You can hear her father dispensing words of encouragement and technical advice about how to approach the jump, and you can hear her voice tremble as she decides to go through with it. She says, "Here . . .  goes . . . something," when she finally decides to take off.

After she skis down the hill and launches off the ramp, the pure elation, joy, and relief she feels at the bottom is palpable. She lets out a big "yeah" as she is enjoying the feeling of accomplishment. People on the Web are calling the video "inspirational" and "extremely brave."

Ski jumping is an Olympic event that dates to the 1920s. However, only men have been able to compete in the event. That will change with the 2014 Winter Games in Russia. On April 6, 2011, the International Olympic Committee officially accepted women's ski jumping into the program.

Who knows, maybe this young girl will work her way to competing at that level some day.


In our next story, another YouTube video is getting quite a reaction from people, too.

An American Airlines flight attendant used his personal YouTube channel to poke fun at his employer, and he believes that he was fired for it. American Airlines says Gailen David was not fired because of his YouTube videos; he was fired because he published private passenger flight details and promoted competitor airlines on his site.

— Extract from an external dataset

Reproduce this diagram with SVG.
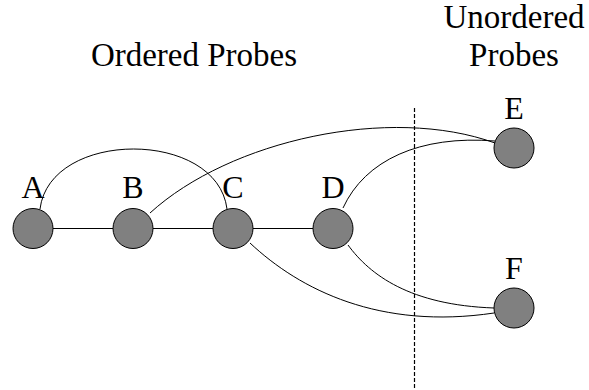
<svg xmlns="http://www.w3.org/2000/svg" width="589" height="390" viewBox="0 0 589 390">
<style>
.t{font-family:"Liberation Serif","Times New Roman",serif;fill:#000;text-anchor:middle}
.h{font-size:33px}
.l{font-size:32px}
.n{fill:#808080;stroke:#000;stroke-width:1}
.e{fill:none;stroke:#000;stroke-width:1}
</style>
<rect width="589" height="390" fill="#fff"/>
<g id="headers">
<text class="t h" x="194" y="66">Ordered Probes</text>
<text class="t h" x="514" y="28">Unordered</text>
<text class="t h" x="514" y="66">Probes</text>
</g>
<line id="divider" x1="414.5" y1="108" x2="414.5" y2="388" stroke="#000" stroke-width="1.2" stroke-dasharray="4,2"/>
<g id="connectors">
<line class="e" x1="33" y1="228.5" x2="333" y2="228.5"/>
<path class="e" d="M40,209 C50,129 217,129 227,209"/>
<path class="e" d="M150,213 C230,140 390,105 495,143"/>
<path class="e" d="M343,208 C365,160 420,135 495,141"/>
<path class="e" d="M250,243 C300,290 380,330 494,313"/>
<path class="e" d="M348,245 C370,275 410,305 494,308"/>
</g>
<g id="node-A"><circle class="n" cx="33" cy="228.5" r="20"/><text class="t l" x="33" y="198">A</text></g>
<g id="node-B"><circle class="n" cx="133" cy="228.5" r="20"/><text class="t l" x="133" y="198">B</text></g>
<g id="node-C"><circle class="n" cx="233" cy="228.5" r="20"/><text class="t l" x="233" y="198">C</text></g>
<g id="node-D"><circle class="n" cx="333" cy="228.5" r="20"/><text class="t l" x="333" y="198">D</text></g>
<g id="node-E"><circle class="n" cx="514" cy="148" r="20"/><text class="t l" x="514" y="119">E</text></g>
<g id="node-F"><circle class="n" cx="514" cy="308" r="20"/><text class="t l" x="514" y="279">F</text></g>
</svg>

David, who dresses in drag and portrays a character named the "Aluminum Lady"-- a fictional American Airlines executive -- uploaded the videos to his "Sky Steward" channel. David pokes fun at the airline's financial situation.

David's videos and the articles he's written on his website, dearskysteward.com, have received tens of thousands of views and comments. He says the airline asked him to remove the videos

David told a Miami NBC affiliate that the videos were meant to provide comic relief. American Airlines is not laughing, even though "Sky Steward's" more than 400 subscribers might be. David is not going quietly. He plans to challenge the airline's decision through the flight attendants' union.

American Airlines spokesman Bruce Hicks said David had been "counseled last year about the serious nature of both passenger privacy and conflict-of-interest violations." Hicks further stated that American Airlines takes "passengers' privacy seriously and will not allow employees to violate that trust."